> _Exercise description_:
Below this line are records; write out exactly the lines from the one containing "Clone this chart in Plotly." through the one containing "return (x - OFF - L) / pw", with the pictures left out.

> _Material for this exercise_:
** Begin **

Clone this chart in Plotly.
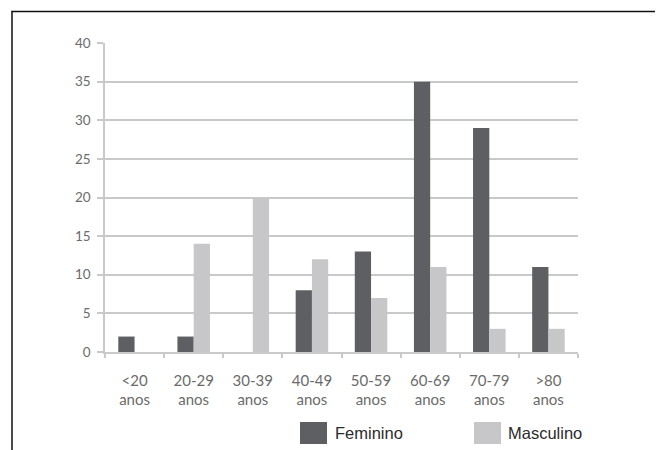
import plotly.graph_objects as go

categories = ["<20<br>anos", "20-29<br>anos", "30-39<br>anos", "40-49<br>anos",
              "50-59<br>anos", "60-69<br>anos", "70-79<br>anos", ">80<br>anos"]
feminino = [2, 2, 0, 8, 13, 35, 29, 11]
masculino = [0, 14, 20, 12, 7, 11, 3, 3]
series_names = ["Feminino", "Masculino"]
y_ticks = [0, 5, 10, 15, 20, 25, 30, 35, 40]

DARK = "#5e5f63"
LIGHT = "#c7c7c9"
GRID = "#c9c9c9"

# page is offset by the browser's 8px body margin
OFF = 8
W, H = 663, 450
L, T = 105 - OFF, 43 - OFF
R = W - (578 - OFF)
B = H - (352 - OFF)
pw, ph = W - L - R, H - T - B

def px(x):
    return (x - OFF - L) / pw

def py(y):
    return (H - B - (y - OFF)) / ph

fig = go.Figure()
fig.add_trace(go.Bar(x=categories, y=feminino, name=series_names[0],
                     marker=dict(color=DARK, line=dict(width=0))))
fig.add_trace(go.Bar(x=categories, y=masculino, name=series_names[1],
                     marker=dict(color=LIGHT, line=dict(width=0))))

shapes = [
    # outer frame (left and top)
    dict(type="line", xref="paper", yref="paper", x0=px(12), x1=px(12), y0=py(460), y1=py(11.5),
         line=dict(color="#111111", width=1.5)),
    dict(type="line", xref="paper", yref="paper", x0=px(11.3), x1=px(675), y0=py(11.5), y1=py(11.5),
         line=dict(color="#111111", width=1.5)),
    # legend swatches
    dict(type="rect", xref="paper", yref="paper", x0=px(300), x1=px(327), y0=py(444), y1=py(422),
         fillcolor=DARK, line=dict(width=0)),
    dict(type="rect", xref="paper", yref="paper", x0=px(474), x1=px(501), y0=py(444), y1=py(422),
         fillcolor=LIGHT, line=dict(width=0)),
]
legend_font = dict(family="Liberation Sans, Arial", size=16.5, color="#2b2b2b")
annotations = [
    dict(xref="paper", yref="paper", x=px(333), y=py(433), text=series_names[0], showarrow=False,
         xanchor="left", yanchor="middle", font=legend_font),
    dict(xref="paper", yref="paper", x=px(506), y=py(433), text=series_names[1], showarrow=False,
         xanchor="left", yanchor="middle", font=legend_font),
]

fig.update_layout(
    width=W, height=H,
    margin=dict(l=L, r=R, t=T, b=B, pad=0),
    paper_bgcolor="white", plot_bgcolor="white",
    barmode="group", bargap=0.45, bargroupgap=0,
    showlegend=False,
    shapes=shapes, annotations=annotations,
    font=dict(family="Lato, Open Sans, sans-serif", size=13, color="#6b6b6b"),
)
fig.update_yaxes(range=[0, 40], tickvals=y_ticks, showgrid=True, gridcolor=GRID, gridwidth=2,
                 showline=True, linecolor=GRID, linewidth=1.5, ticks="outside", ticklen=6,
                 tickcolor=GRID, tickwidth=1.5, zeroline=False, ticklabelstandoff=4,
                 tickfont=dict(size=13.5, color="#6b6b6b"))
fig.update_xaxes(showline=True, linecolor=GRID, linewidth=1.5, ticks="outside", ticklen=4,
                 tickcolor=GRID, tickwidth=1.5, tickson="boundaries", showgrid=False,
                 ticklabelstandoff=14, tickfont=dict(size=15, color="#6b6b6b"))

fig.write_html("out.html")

** End **
** Begin **

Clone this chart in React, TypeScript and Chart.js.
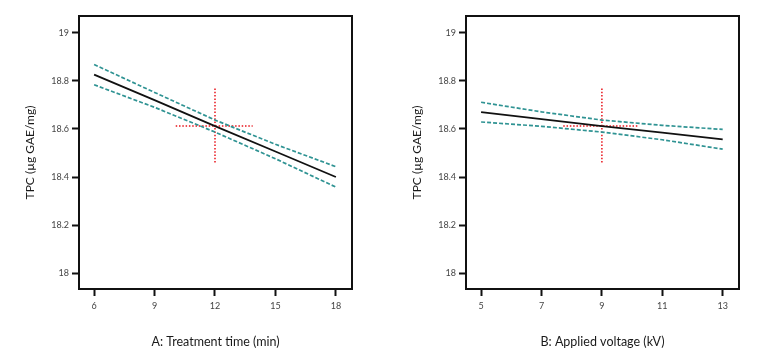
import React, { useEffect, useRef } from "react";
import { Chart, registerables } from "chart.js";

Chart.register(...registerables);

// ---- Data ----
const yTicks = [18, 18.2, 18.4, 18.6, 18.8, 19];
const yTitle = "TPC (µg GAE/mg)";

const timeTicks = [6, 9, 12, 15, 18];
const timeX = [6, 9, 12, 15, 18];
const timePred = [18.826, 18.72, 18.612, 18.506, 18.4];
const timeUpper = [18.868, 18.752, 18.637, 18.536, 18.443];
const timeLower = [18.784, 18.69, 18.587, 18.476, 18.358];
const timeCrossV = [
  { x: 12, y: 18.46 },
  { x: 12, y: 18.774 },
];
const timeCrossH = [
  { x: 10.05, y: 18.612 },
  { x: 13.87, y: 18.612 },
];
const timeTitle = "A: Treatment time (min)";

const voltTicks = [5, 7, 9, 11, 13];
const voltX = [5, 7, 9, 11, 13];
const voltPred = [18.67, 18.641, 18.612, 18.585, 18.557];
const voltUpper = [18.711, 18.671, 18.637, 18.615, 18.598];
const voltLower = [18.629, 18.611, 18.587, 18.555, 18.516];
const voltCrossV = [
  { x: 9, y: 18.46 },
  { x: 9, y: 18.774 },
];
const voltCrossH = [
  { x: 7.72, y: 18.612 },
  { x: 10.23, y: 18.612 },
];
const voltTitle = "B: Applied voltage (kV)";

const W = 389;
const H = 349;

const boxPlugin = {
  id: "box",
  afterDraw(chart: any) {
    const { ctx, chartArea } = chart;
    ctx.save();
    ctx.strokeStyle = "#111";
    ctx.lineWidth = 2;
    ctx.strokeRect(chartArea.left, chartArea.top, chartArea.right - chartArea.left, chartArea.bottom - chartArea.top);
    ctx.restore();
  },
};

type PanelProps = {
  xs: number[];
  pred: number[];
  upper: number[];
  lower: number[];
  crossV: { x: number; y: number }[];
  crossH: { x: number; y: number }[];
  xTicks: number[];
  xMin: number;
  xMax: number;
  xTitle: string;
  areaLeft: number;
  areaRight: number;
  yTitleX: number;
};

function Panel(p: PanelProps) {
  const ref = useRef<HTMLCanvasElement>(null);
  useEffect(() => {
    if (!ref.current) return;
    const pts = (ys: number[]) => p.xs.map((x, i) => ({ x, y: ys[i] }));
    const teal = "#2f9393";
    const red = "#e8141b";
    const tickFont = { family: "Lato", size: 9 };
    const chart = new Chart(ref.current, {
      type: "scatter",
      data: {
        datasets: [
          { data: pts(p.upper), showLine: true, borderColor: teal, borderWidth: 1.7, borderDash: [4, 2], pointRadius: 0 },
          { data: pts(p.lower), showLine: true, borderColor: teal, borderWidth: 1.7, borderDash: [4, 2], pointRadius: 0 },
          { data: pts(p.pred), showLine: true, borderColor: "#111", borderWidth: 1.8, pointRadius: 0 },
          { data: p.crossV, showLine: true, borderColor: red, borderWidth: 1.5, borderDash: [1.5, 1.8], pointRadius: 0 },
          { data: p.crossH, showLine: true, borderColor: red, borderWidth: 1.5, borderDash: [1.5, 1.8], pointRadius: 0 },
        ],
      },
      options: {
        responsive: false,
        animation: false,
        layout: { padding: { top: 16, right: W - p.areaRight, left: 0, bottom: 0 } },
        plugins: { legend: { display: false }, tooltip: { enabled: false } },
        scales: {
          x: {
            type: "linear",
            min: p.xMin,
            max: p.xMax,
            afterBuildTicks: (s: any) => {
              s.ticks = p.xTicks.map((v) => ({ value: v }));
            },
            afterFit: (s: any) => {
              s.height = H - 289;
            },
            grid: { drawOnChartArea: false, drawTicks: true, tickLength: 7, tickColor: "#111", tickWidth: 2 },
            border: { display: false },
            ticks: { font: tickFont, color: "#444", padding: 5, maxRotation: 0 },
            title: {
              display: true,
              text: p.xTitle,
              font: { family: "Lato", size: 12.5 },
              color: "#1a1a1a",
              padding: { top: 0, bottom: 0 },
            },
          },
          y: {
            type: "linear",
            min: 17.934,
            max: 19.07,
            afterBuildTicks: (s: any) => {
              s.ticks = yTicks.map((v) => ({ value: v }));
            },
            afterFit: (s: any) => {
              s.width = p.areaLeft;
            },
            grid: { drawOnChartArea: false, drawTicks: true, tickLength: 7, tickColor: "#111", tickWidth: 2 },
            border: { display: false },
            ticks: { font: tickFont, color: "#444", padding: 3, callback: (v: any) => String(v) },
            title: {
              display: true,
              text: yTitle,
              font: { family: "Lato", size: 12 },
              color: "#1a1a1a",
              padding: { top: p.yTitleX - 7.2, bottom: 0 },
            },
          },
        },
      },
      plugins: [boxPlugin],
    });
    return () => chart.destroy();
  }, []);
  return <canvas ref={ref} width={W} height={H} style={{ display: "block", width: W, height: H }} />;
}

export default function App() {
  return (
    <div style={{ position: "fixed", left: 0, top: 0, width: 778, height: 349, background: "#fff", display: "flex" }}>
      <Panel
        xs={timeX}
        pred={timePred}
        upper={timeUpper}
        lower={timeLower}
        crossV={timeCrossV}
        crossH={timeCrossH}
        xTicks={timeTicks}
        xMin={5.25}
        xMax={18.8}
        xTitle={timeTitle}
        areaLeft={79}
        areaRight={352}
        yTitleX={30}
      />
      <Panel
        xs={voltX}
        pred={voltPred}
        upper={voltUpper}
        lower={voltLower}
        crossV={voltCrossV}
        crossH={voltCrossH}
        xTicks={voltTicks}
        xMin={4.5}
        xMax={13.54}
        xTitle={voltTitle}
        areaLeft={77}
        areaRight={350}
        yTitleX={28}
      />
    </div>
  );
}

** End **
** Begin **

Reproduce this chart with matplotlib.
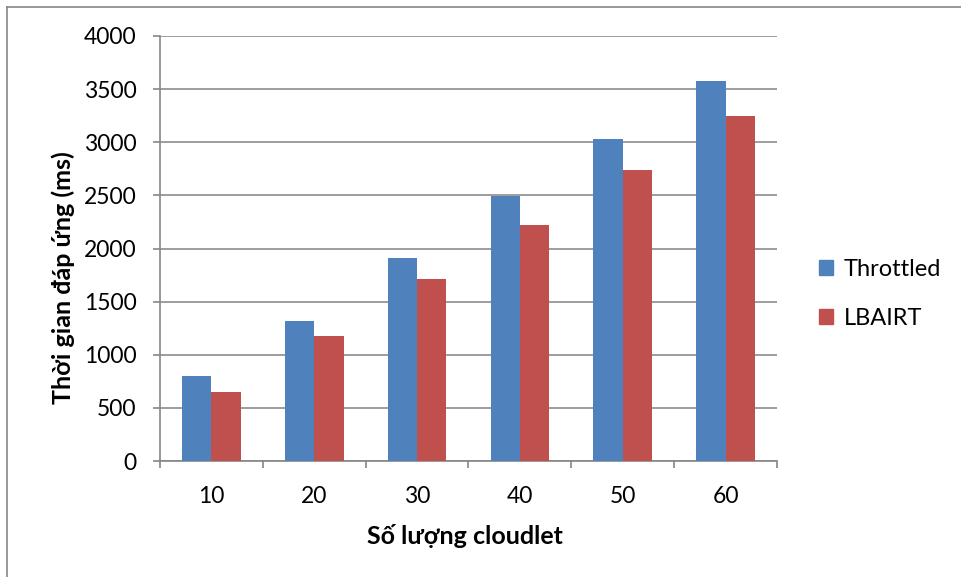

** End **

> _Expected answer_:
Clone this chart in Plotly.
import plotly.graph_objects as go

categories = ["<20<br>anos", "20-29<br>anos", "30-39<br>anos", "40-49<br>anos",
              "50-59<br>anos", "60-69<br>anos", "70-79<br>anos", ">80<br>anos"]
feminino = [2, 2, 0, 8, 13, 35, 29, 11]
masculino = [0, 14, 20, 12, 7, 11, 3, 3]
series_names = ["Feminino", "Masculino"]
y_ticks = [0, 5, 10, 15, 20, 25, 30, 35, 40]

DARK = "#5e5f63"
LIGHT = "#c7c7c9"
GRID = "#c9c9c9"

# page is offset by the browser's 8px body margin
OFF = 8
W, H = 663, 450
L, T = 105 - OFF, 43 - OFF
R = W - (578 - OFF)
B = H - (352 - OFF)
pw, ph = W - L - R, H - T - B

def px(x):
    return (x - OFF - L) / pw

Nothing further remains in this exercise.